Los veranos, aunque en capital de lo que los meteorólogos
llaman "del tercio norte peninsular", no dejaban de ser calurosos;
incluso tórridos en los meses de la canícula; y a las doce de la mañana hacía
calor casi por obligación. por Real Decreto.
Y las ventanillas iban abiertas como aire acondicionado más
moderno disponible en aquél longevo vehículo. Al principio los cánticos eran
más bien bajito pues el decoro de la época implicaba ser cautos y comedidos
siempre, pero sobre todo, mientras deambulábamos por las calles de la ciudad; una vez salidos al
campo, era otra cosa; como si de un coro de Góspel se tratara, poco apoco,
gradualmente, se subía el tono de los cánticos llegando a ese momento narrado
anteriormente en el que la mirada de una de las madres, bastaba para modular
otra vez la voz y las expresiones lingüísticas de la canción.

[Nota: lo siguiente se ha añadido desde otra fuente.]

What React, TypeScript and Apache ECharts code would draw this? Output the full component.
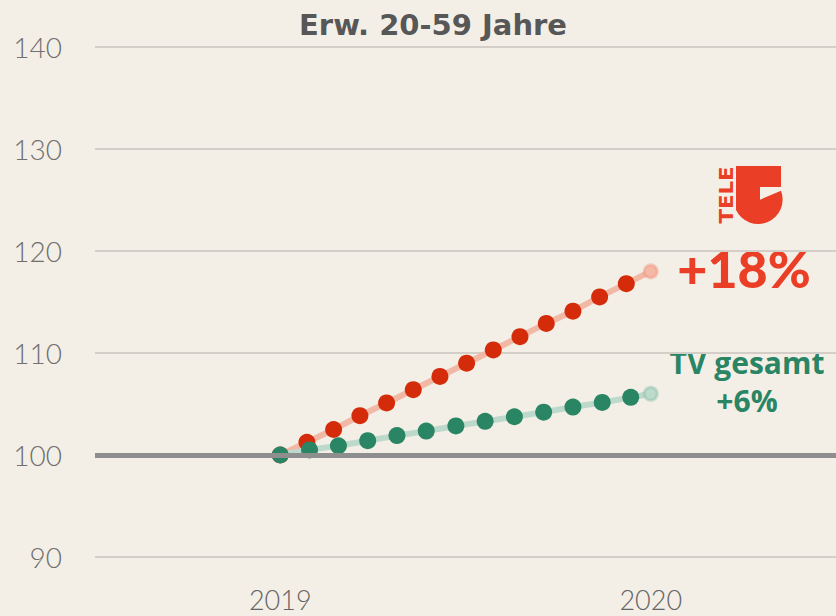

Servía para disminuir, durante unos breves instantes, el
envalentonamiento de unos chavales con ganas, sobre todo, de desfogarse como
cualquier chiquillo de esa edad; pero las madres actuaban como los frenos del
querido ómnibus; sin necesidad, es verdad, del chirrido que acompañaba a los de
nuestro coloso amigo de chapa.
El conductor, con la experiencia de quien lleva conduciendo
muchos años y la química que existía, a simple vista, entre máquina y humano,
le manejaba con una suavidad propia de quien trata a un enfermo casi
irreversible y se le mima para que pueda proseguir, con la mejor calidad de
vida posible, un poco más su andadura, nunca mejor dicho, por el mundo.
Y aquél viejo ómnibus, palabra muy del argot aeronáutico, iba
y venía a voluntad de quien se lo pedía y guiaba, llevando un tropel de
personas a su solaz y lujoso veraneo para aquellos tiempos. Era ser
privilegiados poder tener una piscina de aquellas características, completada con instalaciones deportivas e,
incluso, un pabellón, también del argot, una especie de "hotelito",
en el que se podía comer por un módico precio, muy módico, siempre y cuando no
se nos olvidara que aquello seguía siendo un estamento militar.
Una vez recuerdo que al bueno del autobús le costó un poco
más subir el último repecho hacia la base; escaso, pero suficiente para que le
flaquearan las fuerzas y tuvo que parar un rato en la cuneta de la carretera
para recuperar fuerzas; pero cual ave Fénix, resurgiendo de sus cenizas, a los
diez minutos, gargajeando de nuevo el motor, volvía a arrancar con cierta
alegría hacia su destino; seguramente pensando en las dos horas largas en las que podría descansar en su querida
cochera a la sombra, resguardándose del sol y recibiendo, cariñosamente, un
manguerazo refrescante por parte de su conductor y amigo.
Ignoro el final de la historia; yo me fui. No me extrañaría que
todavía estuviese recogido en alguno de los museos del estamento militar. Desde
luego, por su trayectoria, bien se lo había ganado.